The Just In Time model is highly problematic as the factories will compile 200 plus page documents in under 3 days packaging together previously created forecasts based on data that could very well be AI impacted along with data and content collected, synthesized and summarized utilizing these tools.  And with the goal of having a report available for just about any subject or segment it is impossible for report factories to avoid these practices.

 

It also isn’t possible for a firm to produce 800 reports a year despite what they list on their website.  The economics simply don’t prove out.  A production output at that level normally requires 200 people in research, forecasting and analysis, especially if the firm sells 200-page reports.  Add in the sales, marketing, production, management and overhead and even with offshore labor benefits the company must generate nearly $8 million a year in revenue to break even.

 

AI tools are a way for them to shave costs while giving the illusion of extensive product offering and market coverage via a team of analysts that are not obvious to anyone.

 

Many companies buy reports for 3rd party validation of market sizing, investment justifications, internal funding, M&A, or market perspectives.

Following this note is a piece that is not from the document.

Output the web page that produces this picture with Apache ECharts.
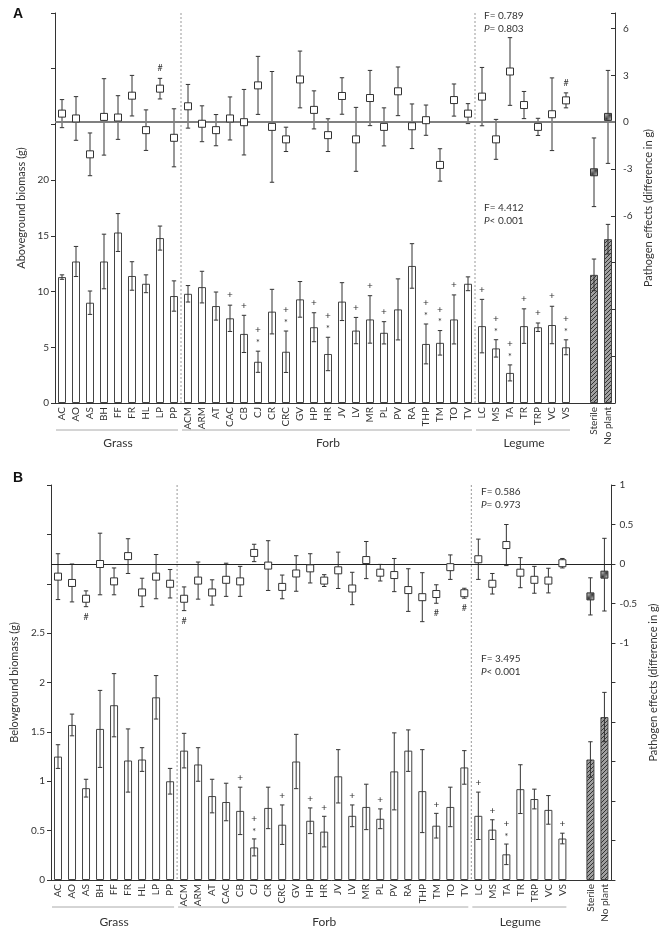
<!DOCTYPE html>
<html>
<head>
<meta charset="utf-8">
<script src="https://cdn.jsdelivr.net/npm/echarts@6/dist/echarts.min.js"></script>
<style>
  html, body { margin: 0; padding: 0; background: #fff; }
  #main { width: 667px; height: 930px; }
</style>
</head>
<body>
<div id="main"></div>
<script>
// species codes; '' is the spacer before the controls
var categories = ['AC','AO','AS','BH','FF','FR','HL','LP','PP',
  'ACM','ARM','AT','CAC','CB','CJ','CR','CRC','GV','HP','HR','JV','LV','MR','PL','PV','RA','THP','TM','TO','TV',
  'LC','MS','TA','TR','TRP','VC','VS','','Sterile','No plant'];
var groups = [['Grass', 0, 8], ['Forb', 9, 29], ['Legume', 30, 36]];
var hatched = [38, 39];

// panel A - aboveground
var aboveMean = [11.3,12.7,9.0,12.7,15.3,11.4,10.7,14.8,9.6,
  9.8,10.4,8.7,7.6,6.2,3.7,8.2,4.6,9.3,6.8,4.4,9.1,6.5,7.5,6.3,8.4,12.3,5.3,5.4,7.5,10.7,
  6.9,4.9,2.7,6.9,6.8,7.0,5.0, null, 11.5,14.7];
var aboveErr = [0.2,1.35,1.05,2.45,1.7,1.28,0.8,1.08,1.36,
  0.74,1.42,1.26,1.18,1.67,0.95,2.0,1.86,1.6,1.3,1.5,1.7,1.18,2.13,1.0,2.74,2.0,1.79,1.1,2.2,0.62,
  2.4,0.78,0.72,1.55,0.38,1.68,0.67, null, 1.42,1.33];
var aboveEff = [0.55,0.24,-2.06,0.34,0.3,1.7,-0.51,2.15,-1.0,
  1.02,-0.1,-0.51,0.24,0.0,2.36,-0.3,-1.1,2.74,0.79,-0.83,1.68,-1.1,1.55,-0.3,1.98,-0.26,0.13,-2.74,1.42,0.55,
  1.64,-1.1,3.25,1.1,-0.3,0.51,1.4, null, -3.21,0.34];
var aboveEffErr = [0.9,1.4,1.37,2.45,1.4,1.3,1.3,0.66,1.86,
  1.4,1.15,1.0,1.38,2.1,1.86,3.55,0.78,1.82,1.22,1.05,1.17,2.05,1.77,1.22,1.56,1.43,0.97,1.04,1.03,0.64,
  1.87,1.28,2.17,0.87,0.55,2.33,0.48, null, 2.2,2.98];
var aboveSig = ['','','','','','','','','',
  '','','','+','+','+*','','+*','','+','+*','','+','+','+','','','+*','+*','+','',
  '+','+*','+*','+','+','+','+*','','',''];
var aboveHash = [7, 36];

// panel B - belowground
var belowMean = [1.25,1.57,0.93,1.53,1.77,1.21,1.22,1.85,1.0,
  1.31,1.17,0.85,0.79,0.70,0.33,0.73,0.56,1.20,0.60,0.49,1.05,0.65,0.74,0.62,1.10,1.31,0.90,0.55,0.74,1.14,
  0.65,0.51,0.26,0.92,0.82,0.71,0.42, null, 1.22,1.65];
var belowErr = [0.12,0.11,0.09,0.39,0.32,0.32,0.12,0.22,0.13,
  0.175,0.17,0.17,0.19,0.24,0.086,0.21,0.2,0.275,0.13,0.155,0.27,0.11,0.23,0.1,0.39,0.21,0.42,0.125,0.2,0.17,
  0.24,0.1,0.104,0.247,0.1,0.145,0.054, null, 0.18,0.25];
var belowEff = [-0.16,-0.24,-0.44,0.0,-0.22,0.1,-0.36,-0.16,-0.25,
  -0.44,-0.21,-0.36,-0.2,-0.22,0.14,-0.02,-0.29,-0.12,-0.055,-0.21,-0.08,-0.31,0.05,-0.11,-0.14,-0.33,-0.42,-0.38,-0.04,-0.37,
  0.06,-0.25,0.24,-0.11,-0.2,-0.21,0.01, null, -0.41,-0.135];
var belowEffErr = [0.29,0.24,0.1,0.39,0.17,0.22,0.18,0.28,0.18,
  0.15,0.235,0.16,0.21,0.19,0.11,0.315,0.15,0.225,0.185,0.075,0.23,0.205,0.235,0.105,0.21,0.27,0.31,0.117,0.155,0.063,
  0.255,0.13,0.26,0.19,0.17,0.156,0.06, null, 0.235,0.46];
var belowSig = ['','','','','','','','','',
  '','','','','+','+*','','+','','+','+','','+','','+','','','','+','','',
  '+','+','+*','','','','+','','',''];
var belowHash = [2, 9, 27, 29];

var FONT = 'Lato, "Open Sans", sans-serif';

function makeHatch() {
  var c = document.createElement('canvas');
  c.width = 4; c.height = 4;
  var ctx = c.getContext('2d');
  ctx.fillStyle = '#a0a0a0';
  ctx.fillRect(0, 0, 4, 4);
  ctx.strokeStyle = '#333';
  ctx.lineWidth = 1;
  ctx.beginPath();
  ctx.moveTo(-1, 5); ctx.lineTo(5, -1);
  ctx.moveTo(-1, 1); ctx.lineTo(1, -1);
  ctx.moveTo(3, 5); ctx.lineTo(5, 3);
  ctx.stroke();
  return c;
}
var hatch = { image: makeHatch(), repeat: 'repeat' };

function errRender(color) {
  return function (params, api) {
    var x = api.value(0);
    var p1 = api.coord([x, api.value(2)]);
    var p2 = api.coord([x, api.value(1)]);
    var w = 2.2;
    var st = { stroke: color, lineWidth: 1 };
    return { type: 'group', children: [
      { type: 'line', shape: { x1: p1[0], y1: p1[1], x2: p2[0], y2: p2[1] }, style: st },
      { type: 'line', shape: { x1: p1[0] - w, y1: p1[1], x2: p1[0] + w, y2: p1[1] }, style: st },
      { type: 'line', shape: { x1: p2[0] - w, y1: p2[1], x2: p2[0] + w, y2: p2[1] }, style: st }
    ] };
  };
}

function errData(mean, err) {
  var out = [];
  mean.forEach(function (v, i) {
    if (v != null) out.push([i, v - err[i], v + err[i]]);
  });
  return out;
}

function panel(g, cfg) {
  var yl = g * 2, yr = g * 2 + 1;
  var xAxis = {
    gridIndex: g, type: 'category', data: categories,
    axisTick: { show: false },
    axisLine: { lineStyle: { color: '#333', width: 1 } },
    axisLabel: { rotate: 90, interval: 0, fontSize: 10, color: '#333', margin: 4, fontFamily: FONT }
  };
  var yAxes = [{
    gridIndex: g, type: 'value', position: 'left',
    min: cfg.left[0], max: cfg.left[1], interval: cfg.left[2],
    name: cfg.leftName, nameLocation: 'middle', nameGap: cfg.leftGap, nameRotate: 90,
    nameTextStyle: { fontSize: 11, color: '#333', fontFamily: FONT },
    axisLine: { show: true, lineStyle: { color: '#333' } },
    axisTick: { show: true, length: 4, lineStyle: { color: '#333' } },
    splitLine: { show: false },
    axisLabel: { fontSize: 10, color: '#333', fontFamily: FONT, margin: 6,
      formatter: function (v) { return v <= cfg.left[3] ? String(v) : ''; } }
  }, {
    gridIndex: g, type: 'value', position: 'right',
    min: cfg.right[0], max: cfg.right[1], interval: cfg.right[2],
    name: 'Pathogen effects (difference in g)', nameLocation: 'middle', nameGap: cfg.rightGap, nameRotate: 90,
    nameTextStyle: { fontSize: 11, color: '#333', fontFamily: FONT },
    axisLine: { show: true, lineStyle: { color: '#333' } },
    axisTick: { show: true, inside: cfg.rightInside, length: 4, lineStyle: { color: '#333' } },
    splitLine: { show: false },
    axisLabel: { fontSize: 10, color: '#333', fontFamily: FONT, margin: 8,
      formatter: function (v) { return (v >= cfg.right[3] && v <= cfg.right[4]) ? String(v) : ''; } }
  }];

  var barData = cfg.mean.map(function (v, i) {
    if (v == null) return null;
    return hatched.indexOf(i) >= 0 ? { value: v, itemStyle: { color: hatch } } : v;
  });
  var effData = [];
  cfg.eff.forEach(function (v, i) {
    if (v == null) return;
    effData.push(hatched.indexOf(i) >= 0
      ? { value: [i, v], itemStyle: { color: hatch } }
      : { value: [i, v] });
  });
  var barErr = errData(cfg.mean, cfg.err);
  var effErr = errData(cfg.eff, cfg.effErr);

  var sigData = [], sigText = [];
  cfg.sig.forEach(function (s, i) {
    if (s) { sigData.push([i, cfg.mean[i] + cfg.err[i]]); sigText.push(s); }
  });
  var hashData = cfg.hash.map(function (i) {
    return [i, cfg.hashBelow ? cfg.eff[i] - cfg.effErr[i] : cfg.eff[i] + cfg.effErr[i]];
  });

  var series = [
    { type: 'bar', xAxisIndex: g, yAxisIndex: yl, barWidth: 8, data: barData, z: 2,
      itemStyle: { color: '#fff', borderColor: '#444', borderWidth: 1 } },
    { type: 'custom', xAxisIndex: g, yAxisIndex: yl, data: barErr, z: 3,
      encode: { x: 0, y: [1, 2] }, renderItem: errRender('#333') },
    { type: 'custom', xAxisIndex: g, yAxisIndex: yl, data: sigData, z: 3,
      encode: { x: 0, y: 1 },
      renderItem: function (params, api) {
        var p = api.coord([api.value(0), api.value(1)]);
        var s = sigText[params.dataIndex];
        var kids = [];
        var off = cfg.sigGap;
        if (s.indexOf('*') >= 0) {
          kids.push({ type: 'text', x: p[0], y: p[1] - off + 2,
            style: { text: '*', fontSize: 9, fill: '#333', align: 'center', verticalAlign: 'middle', fontFamily: FONT } });
          off += 11;
        }
        kids.push({ type: 'text', x: p[0], y: p[1] - off,
          style: { text: '+', fontSize: 10, fill: '#333', align: 'center', verticalAlign: 'middle', fontFamily: FONT } });
        return { type: 'group', children: kids };
      } },
    { type: 'custom', xAxisIndex: g, yAxisIndex: yr, data: effErr, z: 4,
      encode: { x: 0, y: [1, 2] }, renderItem: errRender('#333') },
    { type: 'scatter', xAxisIndex: g, yAxisIndex: yr, symbol: 'rect', symbolSize: 7, z: 5,
      data: effData,
      itemStyle: { color: '#fff', borderColor: '#333', borderWidth: 1, opacity: 1 },
      markLine: { silent: true, symbol: 'none', label: { show: false },
        lineStyle: { color: cfg.zeroColor, width: cfg.zeroWidth, type: 'solid' },
        data: [{ yAxis: 0 }] } },
    { type: 'custom', xAxisIndex: g, yAxisIndex: yr, data: hashData, z: 5,
      encode: { x: 0, y: 1 },
      renderItem: function (params, api) {
        var p = api.coord([api.value(0), api.value(1)]);
        return { type: 'text', x: p[0], y: p[1] + (cfg.hashBelow ? 10 : -10),
          style: { text: '#', fontSize: 9, fill: '#333', align: 'center', verticalAlign: 'middle', fontFamily: FONT } };
      } },
    { type: 'custom', xAxisIndex: g, yAxisIndex: yl, z: 1,
      data: groups.map(function (gr) { return [gr[1], gr[2]]; }),
      encode: { x: [0, 1] },
      renderItem: function (params, api) {
        var cs = params.coordSys;
        var gi = params.dataIndex;
        var a = api.coord([api.value(0), 0]);
        var b = api.coord([api.value(1), 0]);
        var bottom = cs.y + cs.height;
        var kids = [
          { type: 'line', shape: { x1: a[0] - 6, y1: bottom + 27, x2: b[0] + 4, y2: bottom + 27 },
            style: { stroke: '#aaa', lineWidth: 1 } },
          { type: 'text', x: (a[0] + b[0]) / 2, y: bottom + cfg.groupGap,
            style: { text: groups[gi][0], fontSize: 12, fill: '#333', align: 'center', verticalAlign: 'middle', fontFamily: FONT } }
        ];
        if (gi < groups.length - 1) {
          var n = api.coord([api.value(1) + 1, 0]);
          var xd = (b[0] + n[0]) / 2;
          kids.push({ type: 'line', shape: { x1: xd, y1: cs.y, x2: xd, y2: bottom },
            style: { stroke: '#999', lineWidth: 1, lineDash: [2, 2] } });
        }
        return { type: 'group', children: kids };
      } }
  ];
  return { xAxis: xAxis, yAxes: yAxes, series: series };
}

var pA = panel(0, {
  mean: aboveMean, err: aboveErr, eff: aboveEff, effErr: aboveEffErr, sig: aboveSig,
  hash: aboveHash, hashBelow: false,
  left: [0, 35, 5, 20], right: [-18, 7, 3, -6, 6],
  leftName: 'Aboveground biomass (g)', leftGap: 22, rightGap: 26, rightInside: true,
  zeroColor: '#808080', zeroWidth: 2, sigGap: 10, groupGap: 40
});
var pB = panel(1, {
  mean: belowMean, err: belowErr, eff: belowEff, effErr: belowEffErr, sig: belowSig,
  hash: belowHash, hashBelow: true,
  left: [0, 4, 0.5, 2.5], right: [-4, 1, 0.5, -1, 1],
  leftName: 'Belowground biomass (g)', leftGap: 24, rightGap: 28, rightInside: false,
  zeroColor: '#222', zeroWidth: 1.2, sigGap: 9, groupGap: 42
});

function statText(x, y, f, p, op) {
  return { type: 'text', left: x, top: y,
    style: { text: 'F= ' + f + '\n{i|P}' + op + ' ' + p, fontSize: 10, lineHeight: 12.5, fill: '#333', fontFamily: FONT,
      rich: { i: { fontStyle: 'italic', fontSize: 10, fill: '#333', fontFamily: FONT } } } };
}

var myChart = echarts.init(document.getElementById('main'));
var option = {
  backgroundColor: '#fff',
  animation: false,
  textStyle: { fontFamily: FONT },
  grid: [
    { left: 55, right: 52, top: 13, height: 390 },
    { left: 51, right: 55, top: 485, height: 395 }
  ],
  xAxis: [pA.xAxis, pB.xAxis],
  yAxis: pA.yAxes.concat(pB.yAxes),
  series: pA.series.concat(pB.series),
  graphic: [
    { type: 'text', left: 13, top: 7, style: { text: 'A', fontSize: 14, fontWeight: 'bold', fill: '#111', fontFamily: 'Arial, "Liberation Sans", sans-serif' } },
    { type: 'text', left: 13, top: 471, style: { text: 'B', fontSize: 14, fontWeight: 'bold', fill: '#111', fontFamily: 'Arial, "Liberation Sans", sans-serif' } },
    statText(484, 10, '0.789', '0.803', '='),
    statText(484, 202, '4.412', '0.001', '<'),
    statText(481, 486, '0.586', '0.973', '='),
    statText(481, 653, '3.495', '0.001', '<')
  ]
};
myChart.setOption(option);
window.addEventListener('resize', function () { myChart.resize(); });
</script>
</body>
</html>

Given the issues with AI and the low standards employed by market research factories, how can a buyer or internal user feel confident in the content or numbers produced by factories or even know what they are getting though?

 

The answer…

Work with established research brands where the buyer is able understand the vendor’s database, research methodology and the analysts writing the report.  Quality firms can produce the analysts and present their processes in an obvious way, factories cannot.

 

Buy directly from reputable brands and avoid the factories and the resellers who carry these products.  While I am aware that some companies do screen the publishers, if the products sell then they stay in their catalogues.

 

If the report is not available when the buyer inquires, don’t wait 3-5 days for a scrape and compilation job. That should tell the buyer the product is a factory job.

 

Master the AI tools internally and not only make sure that the data and content sources are up to user standard but do your part to avoid supporting firms that lessen the value that good firms provide.